--- BEGIN ---
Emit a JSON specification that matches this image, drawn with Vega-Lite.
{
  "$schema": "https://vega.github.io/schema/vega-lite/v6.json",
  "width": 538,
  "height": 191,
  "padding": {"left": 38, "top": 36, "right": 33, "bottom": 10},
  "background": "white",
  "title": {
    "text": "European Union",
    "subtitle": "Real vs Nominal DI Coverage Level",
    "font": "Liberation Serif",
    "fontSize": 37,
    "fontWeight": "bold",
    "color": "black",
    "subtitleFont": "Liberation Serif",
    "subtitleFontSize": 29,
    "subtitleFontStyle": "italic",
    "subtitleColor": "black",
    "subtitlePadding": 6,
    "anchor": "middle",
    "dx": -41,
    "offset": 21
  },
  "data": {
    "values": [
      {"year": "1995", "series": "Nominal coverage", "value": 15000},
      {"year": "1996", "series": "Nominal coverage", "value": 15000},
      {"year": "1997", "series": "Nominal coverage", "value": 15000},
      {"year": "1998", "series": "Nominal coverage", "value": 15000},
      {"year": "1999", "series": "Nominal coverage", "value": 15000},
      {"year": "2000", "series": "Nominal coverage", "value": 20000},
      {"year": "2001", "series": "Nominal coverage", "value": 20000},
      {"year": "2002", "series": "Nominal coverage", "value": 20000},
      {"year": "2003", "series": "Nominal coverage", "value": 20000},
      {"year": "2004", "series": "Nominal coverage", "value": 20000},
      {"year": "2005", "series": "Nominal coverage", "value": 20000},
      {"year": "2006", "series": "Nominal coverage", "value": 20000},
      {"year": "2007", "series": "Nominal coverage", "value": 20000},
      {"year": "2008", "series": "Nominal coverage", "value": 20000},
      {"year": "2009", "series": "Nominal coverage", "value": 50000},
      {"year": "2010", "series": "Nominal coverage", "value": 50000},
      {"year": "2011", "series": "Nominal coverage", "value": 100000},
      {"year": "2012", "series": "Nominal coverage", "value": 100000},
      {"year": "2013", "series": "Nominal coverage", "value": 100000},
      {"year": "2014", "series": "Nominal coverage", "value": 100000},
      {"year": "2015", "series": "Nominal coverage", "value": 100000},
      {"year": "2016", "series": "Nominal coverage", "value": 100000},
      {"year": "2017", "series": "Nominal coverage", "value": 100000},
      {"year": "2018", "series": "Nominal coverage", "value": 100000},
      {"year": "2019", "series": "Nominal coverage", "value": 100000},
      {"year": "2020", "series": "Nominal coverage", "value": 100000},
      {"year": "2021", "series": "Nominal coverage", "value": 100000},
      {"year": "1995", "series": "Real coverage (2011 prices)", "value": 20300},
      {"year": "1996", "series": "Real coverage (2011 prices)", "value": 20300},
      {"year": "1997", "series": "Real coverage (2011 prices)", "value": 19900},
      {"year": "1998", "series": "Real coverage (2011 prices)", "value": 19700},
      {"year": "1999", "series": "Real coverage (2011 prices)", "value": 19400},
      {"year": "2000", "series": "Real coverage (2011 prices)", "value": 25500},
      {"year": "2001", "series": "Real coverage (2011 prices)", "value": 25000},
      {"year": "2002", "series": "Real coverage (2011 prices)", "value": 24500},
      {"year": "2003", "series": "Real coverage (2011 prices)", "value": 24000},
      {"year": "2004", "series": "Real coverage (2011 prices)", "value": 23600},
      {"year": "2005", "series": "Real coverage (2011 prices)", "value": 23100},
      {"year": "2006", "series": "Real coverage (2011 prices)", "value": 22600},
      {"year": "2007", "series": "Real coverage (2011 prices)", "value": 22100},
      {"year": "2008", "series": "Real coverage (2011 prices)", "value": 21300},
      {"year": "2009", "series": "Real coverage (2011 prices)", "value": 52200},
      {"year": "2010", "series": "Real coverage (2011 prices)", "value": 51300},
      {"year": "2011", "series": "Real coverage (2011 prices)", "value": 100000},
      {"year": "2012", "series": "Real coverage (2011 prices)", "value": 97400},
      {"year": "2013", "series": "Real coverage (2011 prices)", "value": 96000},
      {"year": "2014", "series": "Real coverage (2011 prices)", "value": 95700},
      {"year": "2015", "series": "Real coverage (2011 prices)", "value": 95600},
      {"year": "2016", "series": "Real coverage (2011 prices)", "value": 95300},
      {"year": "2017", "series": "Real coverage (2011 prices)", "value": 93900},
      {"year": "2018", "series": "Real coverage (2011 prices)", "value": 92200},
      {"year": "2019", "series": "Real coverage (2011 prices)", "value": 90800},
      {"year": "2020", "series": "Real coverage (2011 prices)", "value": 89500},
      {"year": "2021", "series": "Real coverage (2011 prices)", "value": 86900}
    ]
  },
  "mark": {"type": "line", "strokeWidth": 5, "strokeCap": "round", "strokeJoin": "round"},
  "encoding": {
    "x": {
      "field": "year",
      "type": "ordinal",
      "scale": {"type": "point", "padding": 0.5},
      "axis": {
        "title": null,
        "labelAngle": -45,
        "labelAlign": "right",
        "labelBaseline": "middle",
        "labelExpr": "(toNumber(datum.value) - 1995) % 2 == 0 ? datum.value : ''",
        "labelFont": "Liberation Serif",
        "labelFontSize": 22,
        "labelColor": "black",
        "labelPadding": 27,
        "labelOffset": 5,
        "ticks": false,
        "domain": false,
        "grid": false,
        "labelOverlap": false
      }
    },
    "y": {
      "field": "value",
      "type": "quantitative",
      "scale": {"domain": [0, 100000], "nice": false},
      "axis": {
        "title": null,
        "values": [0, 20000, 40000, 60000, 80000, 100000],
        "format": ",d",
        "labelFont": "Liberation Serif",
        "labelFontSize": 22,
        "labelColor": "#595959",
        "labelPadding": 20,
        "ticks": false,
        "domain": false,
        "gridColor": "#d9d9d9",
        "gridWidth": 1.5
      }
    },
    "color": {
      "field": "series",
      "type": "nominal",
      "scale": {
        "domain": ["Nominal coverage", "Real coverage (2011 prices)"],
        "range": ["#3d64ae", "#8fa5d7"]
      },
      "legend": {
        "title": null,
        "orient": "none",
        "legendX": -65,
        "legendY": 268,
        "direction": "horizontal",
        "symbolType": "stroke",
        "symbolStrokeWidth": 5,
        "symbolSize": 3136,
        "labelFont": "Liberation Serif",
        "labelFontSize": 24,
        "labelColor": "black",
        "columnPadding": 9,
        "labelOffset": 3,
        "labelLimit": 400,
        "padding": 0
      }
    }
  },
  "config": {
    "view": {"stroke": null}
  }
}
--- END ---
» **Short problem**
Each line in the material above must be retyped without alteration.

» **Answer for the task**
Emit a JSON specification that matches this image, drawn with Vega-Lite.
{
  "$schema": "https://vega.github.io/schema/vega-lite/v6.json",
  "width": 538,
  "height": 191,
  "padding": {"left": 38, "top": 36, "right": 33, "bottom": 10},
  "background": "white",
  "title": {
    "text": "European Union",
    "subtitle": "Real vs Nominal DI Coverage Level",
    "font": "Liberation Serif",
    "fontSize": 37,
    "fontWeight": "bold",
    "color": "black",
    "subtitleFont": "Liberation Serif",
    "subtitleFontSize": 29,
    "subtitleFontStyle": "italic",
    "subtitleColor": "black",
    "subtitlePadding": 6,
    "anchor": "middle",
    "dx": -41,
    "offset": 21
  },
  "data": {
    "values": [
      {"year": "1995", "series": "Nominal coverage", "value": 15000},
      {"year": "1996", "series": "Nominal coverage", "value": 15000},
      {"year": "1997", "series": "Nominal coverage", "value": 15000},
      {"year": "1998", "series": "Nominal coverage", "value": 15000},
      {"year": "1999", "series": "Nominal coverage", "value": 15000},
      {"year": "2000", "series": "Nominal coverage", "value": 20000},
      {"year": "2001", "series": "Nominal coverage", "value": 20000},
      {"year": "2002", "series": "Nominal coverage", "value": 20000},
      {"year": "2003", "series": "Nominal coverage", "value": 20000},
      {"year": "2004", "series": "Nominal coverage", "value": 20000},
      {"year": "2005", "series": "Nominal coverage", "value": 20000},
      {"year": "2006", "series": "Nominal coverage", "value": 20000},
      {"year": "2007", "series": "Nominal coverage", "value": 20000},
      {"year": "2008", "series": "Nominal coverage", "value": 20000},
      {"year": "2009", "series": "Nominal coverage", "value": 50000},
      {"year": "2010", "series": "Nominal coverage", "value": 50000},
      {"year": "2011", "series": "Nominal coverage", "value": 100000},
      {"year": "2012", "series": "Nominal coverage", "value": 100000},
      {"year": "2013", "series": "Nominal coverage", "value": 100000},
      {"year": "2014", "series": "Nominal coverage", "value": 100000},
      {"year": "2015", "series": "Nominal coverage", "value": 100000},
      {"year": "2016", "series": "Nominal coverage", "value": 100000},
      {"year": "2017", "series": "Nominal coverage", "value": 100000},
      {"year": "2018", "series": "Nominal coverage", "value": 100000},
      {"year": "2019", "series": "Nominal coverage", "value": 100000},
      {"year": "2020", "series": "Nominal coverage", "value": 100000},
      {"year": "2021", "series": "Nominal coverage", "value": 100000},
      {"year": "1995", "series": "Real coverage (2011 prices)", "value": 20300},
      {"year": "1996", "series": "Real coverage (2011 prices)", "value": 20300},
      {"year": "1997", "series": "Real coverage (2011 prices)", "value": 19900},
      {"year": "1998", "series": "Real coverage (2011 prices)", "value": 19700},
      {"year": "1999", "series": "Real coverage (2011 prices)", "value": 19400},
      {"year": "2000", "series": "Real coverage (2011 prices)", "value": 25500},
      {"year": "2001", "series": "Real coverage (2011 prices)", "value": 25000},
      {"year": "2002", "series": "Real coverage (2011 prices)", "value": 24500},
      {"year": "2003", "series": "Real coverage (2011 prices)", "value": 24000},
      {"year": "2004", "series": "Real coverage (2011 prices)", "value": 23600},
      {"year": "2005", "series": "Real coverage (2011 prices)", "value": 23100},
      {"year": "2006", "series": "Real coverage (2011 prices)", "value": 22600},
      {"year": "2007", "series": "Real coverage (2011 prices)", "value": 22100},
      {"year": "2008", "series": "Real coverage (2011 prices)", "value": 21300},
      {"year": "2009", "series": "Real coverage (2011 prices)", "value": 52200},
      {"year": "2010", "series": "Real coverage (2011 prices)", "value": 51300},
      {"year": "2011", "series": "Real coverage (2011 prices)", "value": 100000},
      {"year": "2012", "series": "Real coverage (2011 prices)", "value": 97400},
      {"year": "2013", "series": "Real coverage (2011 prices)", "value": 96000},
      {"year": "2014", "series": "Real coverage (2011 prices)", "value": 95700},
      {"year": "2015", "series": "Real coverage (2011 prices)", "value": 95600},
      {"year": "2016", "series": "Real coverage (2011 prices)", "value": 95300},
      {"year": "2017", "series": "Real coverage (2011 prices)", "value": 93900},
      {"year": "2018", "series": "Real coverage (2011 prices)", "value": 92200},
      {"year": "2019", "series": "Real coverage (2011 prices)", "value": 90800},
      {"year": "2020", "series": "Real coverage (2011 prices)", "value": 89500},
      {"year": "2021", "series": "Real coverage (2011 prices)", "value": 86900}
    ]
  },
  "mark": {"type": "line", "strokeWidth": 5, "strokeCap": "round", "strokeJoin": "round"},
  "encoding": {
    "x": {
      "field": "year",
      "type": "ordinal",
      "scale": {"type": "point", "padding": 0.5},
      "axis": {
        "title": null,
        "labelAngle": -45,
        "labelAlign": "right",
        "labelBaseline": "middle",
        "labelExpr": "(toNumber(datum.value) - 1995) % 2 == 0 ? datum.value : ''",
        "labelFont": "Liberation Serif",
        "labelFontSize": 22,
        "labelColor": "black",
        "labelPadding": 27,
        "labelOffset": 5,
        "ticks": false,
        "domain": false,
        "grid": false,
        "labelOverlap": false
      }
    },
    "y": {
      "field": "value",
      "type": "quantitative",
      "scale": {"domain": [0, 100000], "nice": false},
      "axis": {
        "title": null,
        "values": [0, 20000, 40000, 60000, 80000, 100000],
        "format": ",d",
        "labelFont": "Liberation Serif",
        "labelFontSize": 22,
        "labelColor": "#595959",
        "labelPadding": 20,
        "ticks": false,
        "domain": false,
        "gridColor": "#d9d9d9",
        "gridWidth": 1.5
      }
    },
    "color": {
      "field": "series",
      "type": "nominal",
      "scale": {
        "domain": ["Nominal coverage", "Real coverage (2011 prices)"],
        "range": ["#3d64ae", "#8fa5d7"]
      },
      "legend": {
        "title": null,
        "orient": "none",
        "legendX": -65,
        "legendY": 268,
        "direction": "horizontal",
        "symbolType": "stroke",
        "symbolStrokeWidth": 5,
        "symbolSize": 3136,
        "labelFont": "Liberation Serif",
        "labelFontSize": 24,
        "labelColor": "black",
        "columnPadding": 9,
        "labelOffset": 3,
        "labelLimit": 400,
        "padding": 0
      }
    }
  },
  "config": {
    "view": {"stroke": null}
  }
}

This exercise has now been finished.